Last but not least is mercy. We can think of this as pastoral care for the sick, the sad, the poor, the naked, the imprisoned, and the lonesome. We communicate the mercies of God whenever we show love and mercy to someone who is down on their luck.


So now consider where you are with these gifts of grace. God has redeemed you and the Holy Spirit has given you gifts—what do you think they are? 


Now as soon as you have an idea, I’m going to mess with it, because I think churches have erred in their attempts to classify people by their spiritual gifts. “Here, take this survey and we’ll put you in our database so we’ll know to call you if we need your gift! and so forth.

The chief problem with identifying “our” spiritual gifts is that it is so limiting. “What? Help in the nursery? Well, you see, it’s not my spiritual gift to do that, so.…” To say you have “a” gift seems a patent way of denying your Christian responsibilities in all the other areas.
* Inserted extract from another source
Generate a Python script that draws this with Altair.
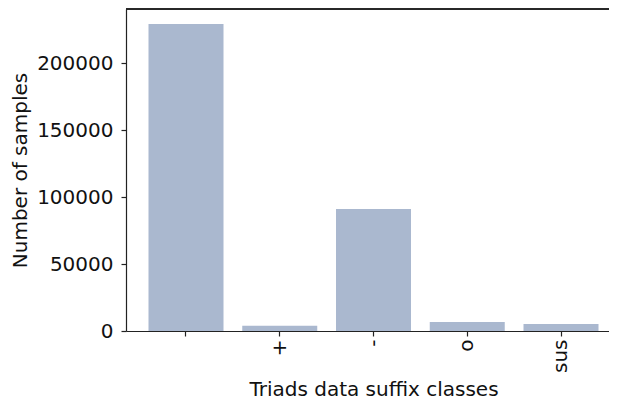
import altair as alt
import pandas as pd

categories = ["", "+", "-", "o", "sus"]
counts = [229100, 3900, 91000, 6700, 5200]
y_ticks = [0, 50000, 100000, 150000, 200000]

df = pd.DataFrame({"suffix": categories, "count": counts})

FONT = "DejaVu Sans"
TXT = "#111111"
AX = "#222222"

bars = alt.Chart(df).mark_bar(color="#aab8cf").encode(
    x=alt.X(
        "suffix:N",
        sort=categories,
        scale=alt.Scale(range=[0, 495], paddingInner=0.2, paddingOuter=0.24),
        axis=alt.Axis(
            title="Triads data suffix classes",
            labelAngle=-90,
            tickSize=5,
            labelPadding=3,
            titlePadding=7,
            domainColor=AX,
            tickColor=AX,
        ),
    ),
    y=alt.Y(
        "count:Q",
        scale=alt.Scale(domain=[0, 240300], nice=False, zero=True),
        axis=alt.Axis(
            title="Number of samples",
            values=y_ticks,
            format="d",
            grid=False,
            tickSize=5,
            labelPadding=8,
            titlePadding=6,
            domainColor=AX,
            tickColor=AX,
        ),
    ),
)

top_spine = alt.Chart(df).mark_rule(color=AX, strokeWidth=1).encode(
    x=alt.value(0), x2=alt.value(495), y=alt.value(0)
)

chart = (
    alt.layer(bars, top_spine)
    .properties(
        width=483,
        height=322,
        autosize=alt.AutoSizeParams(type="none"),
        padding={"left": 118, "top": 1, "right": 0, "bottom": 69},
    )
    .configure_view(stroke=None)
    .configure_axis(
        labelFont=FONT,
        titleFont=FONT,
        labelFontSize=20,
        titleFontSize=20,
        titleFontWeight="normal",
        labelColor=TXT,
        titleColor=TXT,
        domainWidth=1.2,
        tickWidth=1.2,
    )
)

chart.save("out.html", embed_options={"renderer": "svg", "actions": False})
We need to see these gifts much more broadly and accept them as more mysterious than whatever ways we might like to put them to our use.

While we may have our strong suit, so to speak, what about those gifts that we do not feel we have in much measure? Can we simply dismiss them as “not ours”?  I think not for several reasons. First, the Holy Spirit is wild and not tame, which means you might be given any gift at any moment as needed. The area you feel is not your gifting may become your gift if put in the right context.
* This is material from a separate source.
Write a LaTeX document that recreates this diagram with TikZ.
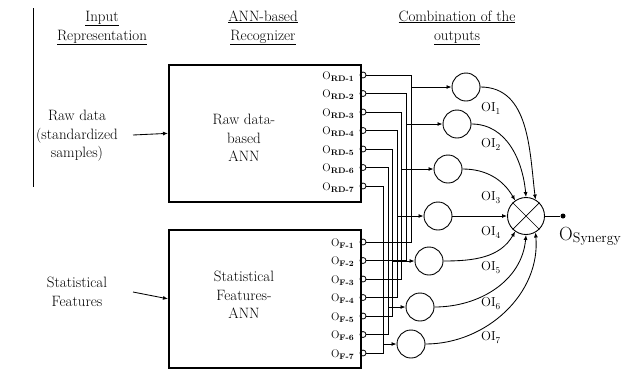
\documentclass[tikz,border=0pt]{standalone}
\usetikzlibrary{arrows.meta}
\newcommand\olab[2]{O\raisebox{-2.4pt}{\fontsize{8}{8}\selectfont\bfseries #1-#2}}
\newcommand\oilab[1]{OI\raisebox{-3pt}{\fontsize{9}{9}\selectfont #1}}
\begin{document}
\begin{tikzpicture}[x=1pt,y=-1pt,
  wire/.style={line width=0.85pt},
  arr/.style={-{Latex[length=5pt,width=4pt]}},
  neuron/.style={circle,draw,line width=0.9pt,minimum size=28pt,inner sep=0pt},
  annbox/.style={draw,line width=1.7pt,inner sep=0pt,anchor=north west},
  stub/.style={circle,draw,line width=0.8pt,minimum size=6pt,inner sep=0pt},
  lab/.style={font=\fontsize{11}{12}\selectfont,anchor=base east,inner sep=0pt},
  head/.style={font=\fontsize{15}{18}\selectfont,anchor=base,inner sep=0pt},
  txt/.style={font=\fontsize{15}{18.5}\selectfont,align=center,inner sep=0pt},
  oi/.style={font=\fontsize{13}{13}\selectfont,anchor=base west,inner sep=0pt}]
\useasboundingbox (0,0) rectangle (640,376);
% left rule
\coordinate (ruleA) at (33,8);
\coordinate (ruleB) at (33,187);
\draw[line width=0.8pt] (ruleA) -- (ruleB);
% headings
\node[head] (h1a) at (102,21) {\underline{Input}};
\node[head] (h1b) at (102,40) {\underline{Representation}};
\node[head] (h2a) at (263,21) {\underline{ANN-based}};
\node[head] (h2b) at (263,40) {\underline{Recognizer}};
\node[head] (h3a) at (457,21) {\underline{Combination of the}};
\node[head] (h3b) at (457,40) {\underline{outputs}};
% inputs
\node[txt] (raw) at (77,136) {Raw data\\(standardized\\samples)};
\node[txt] (stat) at (77,292) {Statistical\\Features};
% boxes
\node[annbox,minimum width=192pt,minimum height=137pt] (box1) at (168,64) {};
\node[annbox,minimum width=192pt,minimum height=138pt] (box2) at (168,229) {};
\node[txt] (box1t) at (244,138) {Raw data-\\based\\ANN};
\node[txt] (box2t) at (244,295) {Statistical\\Features-\\ANN};
\coordinate (a1) at (133,135);
\coordinate (a2) at (133,292);
\draw[wire,arr] (a1) -- (box1.west);
\draw[wire,arr] (a2) -- (box2.west);
% output stubs and labels
\foreach \i in {1,...,7}{
  \node[stub] (r\i) at (363,{75+18.5*(\i-1)}) {};
  \node[lab] (rl\i) at (354,{79+18.5*(\i-1)}) {\olab{RD}{\i}};
  \node[stub] (f\i) at (363,{242+18.5*(\i-1)}) {};
  \node[lab] (fl\i) at (354,{246+18.5*(\i-1)}) {\olab{F}{\i}};
}
% neurons
\foreach \i/\x/\y/\xv in {1/466/87/411,2/457/124/406.4,3/448/169/401.8,4/438/216/397.2,5/429/261/392.6,6/420/307/388,7/411/344/383.4}{
  \node[neuron] (c\i) at (\x,\y) {};
  \coordinate (j\i) at (\xv,\y);
}
% wiring
\foreach \i in {1,...,7}{
  \draw[wire] (r\i.east) -| (j\i);
  \draw[wire] (f\i.east) -| (j\i);
  \draw[wire,arr] (j\i) -- (c\i.west);
}
% combiner
\node[circle,draw,line width=0.9pt,minimum size=37pt,inner sep=0pt] (comb) at (526,216) {};
\draw[line width=0.7pt] (comb.45) -- (comb.225) (comb.135) -- (comb.-45);
\draw[wire,arr] (c1.east) to[out=0,in=97] (comb.60);
\draw[wire,arr] (c2.east) to[out=0,in=95] (comb.90);
\draw[wire,arr] (c3.east) to[out=0,in=120] (comb.125);
\draw[wire,arr] (c4.east) -- (comb.west);
\draw[wire,arr] (c5.east) to[out=0,in=-120] (comb.-125);
\draw[wire,arr] (c6.east) to[out=0,in=-95] (comb.-90);
\draw[wire,arr] (c7.east) to[out=0,in=-85] (comb.-60);
% OI labels
\node[oi] (oi1) at (481,111) {\oilab{1}};
\node[oi] (oi2) at (481,147) {\oilab{2}};
\node[oi] (oi3) at (481,200) {\oilab{3}};
\node[oi] (oi4) at (481,235) {\oilab{4}};
\node[oi] (oi5) at (481,270) {\oilab{5}};
\node[oi] (oi6) at (481,306) {\oilab{6}};
\node[oi] (oi7) at (481,340) {\oilab{7}};
% output
\node[circle,fill,inner sep=0pt,minimum size=5pt] (dot) at (563,216) {};
\draw[wire] (comb.east) -- (dot);
\node[anchor=base west,inner sep=0pt] (osyn) at (559,240) {\fontsize{19}{19}\selectfont O\raisebox{-2pt}{\fontsize{14}{14}\selectfont Synergy}};
\end{tikzpicture}
\end{document}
Imagine we broke up the congregation into groups of 7. Do you really think it’s guaranteed that you would have the same strengths and weaknesses in every group? What happens to you if you are put into a group with five others who have “your” spiritual gift in much greater measure? Likely, you’d develop other gifts and that’s what we all ought to be doing anyway.

I would say: what is not my gift is my discipline. What does not come naturally to me yet is needed by the church is the gifting I develop, so if it is not my native gift, it becomes my discipline.

Our natural strengths and weaknesses are probably all over the spectrum. God empowers us with gifts—even different, unexpected gifts—as we are put onto the front line of mission and we obediently step up. Prophecy may not be your chief gift, but put into a situation where bearing the Word will make a life-and-death difference, I believe you’ll be given that gift.


THE TWO MOUNTAINS

David Brooks is a cultural commenator and Op-ed writer whose pieces are syndicated internationally. The New Yorker magazine recently reports that he has been having significant spiritual development of late. Following a divorce and something of a dark night of the soul, he reported to friends that he was experiencing “religious curiosity.” Though raised Jewish, his Jewish faith declined through adulthood. When a friend challenged him on the notion of God’s grace, some bells went off for him:

“You cannot earn your way into a state of grace—this denies grace’s power, and subverts its very definition.” The article continues:

An informal competition opened for David  Brooks’s soul. He received, by his own estimation, three hundred gifts of spiritual books, “only one hundred of which were different copies of C. S. Lewis’s‘Mere Christianity.’ ”

  [ ALL QUOTES: “David Brooks’ Conversion Story” Benjamin Wallace-Wells  The New Yorker, April 29, 2019]

One morning, passing through Penn Station at rush hour, Brooks was overcome by the feeling that he was moving in a sea of souls—not the hair and legs and sneakers but the moral part. “It was like suddenly everything was illuminated, and I became aware of an infinite depth on each of these thousands of people.

“Suddenly it seemed like the most vivid part of reality was this: Souls waking up in the morning. Souls riding the train to work. Souls yearning for goodness. Souls wounded by earlier traumas. With that came a feeling that I was connected by radio waves to all of them—some underlying soul of which we were all a piece.”

Brooks’ book, The Two Mountains, presents a principle that may appeal to us all. Says Brooks:

“It’s gotten so I can recognize first- and second-mountain people,” he writes confidently. Those on their first mountain of life tend to focus on themselves: on establishing an identity, on managing their reputation, on status and reward. The second mountain is normally reached only after a period of suffering (“the valley”), and those who make it there come to focus on others. “The second mountain is about shedding the ego and losing the self,” about contribution rather than acquisition, egalitarianism rather than elitism, Brooks writes. The satisfaction of second-mountain people is deeper (it is a “bigger mountain”) and leads not to happiness but to joy.”

This idea of two mountains seems to sum up the Christian life very well. Some people never have a second mountain; they spend their entire lives in service to the acquisition of wealth, influence, and reputation and may never come to the realization that these things are all in and of themselves vanity.

A few special people start their second mountains early, giving themselves to lives of mission and service. The idea is that the “pursuit of happiness” may lead to little more than glorified self-gratification, whereas the second mountain can become our soul’s true home and a source of endless joy and fulfillment. 

So how is your second mountain coming? That second mountain is all about your gifting and the exercise of your spiritual gifts are how you and I climb it. Grace saves us and it changes us. To be in a state of grace means that our sins are forgiven but it doesn’t mean that right action is not expected of us. That right action is not about a self-absorbed piety—you and me putting all of our energy into trying to make ourselves holy—but rather about exercising our gifts with risky, costly love. Together we constitute the Church, which is a community of charisma. We are a “Charisma Collective” and we are to encourage, upbuild, prepare, plan, and execute mission that will communicate the good news of Jesus Christ to our neighborhood and world.

The picture is this: that God’s grace is given through gifts that we would build 2nd mountains and know deep joy.

May we all be grown in our areas of giftedness, ever mindful that the Holy Spirit can at any moment supply us with power beyond our imaginings, and may we seek to develop all our gifts with diligence as we daily die to ourselves in service to our Lord and his kingdom!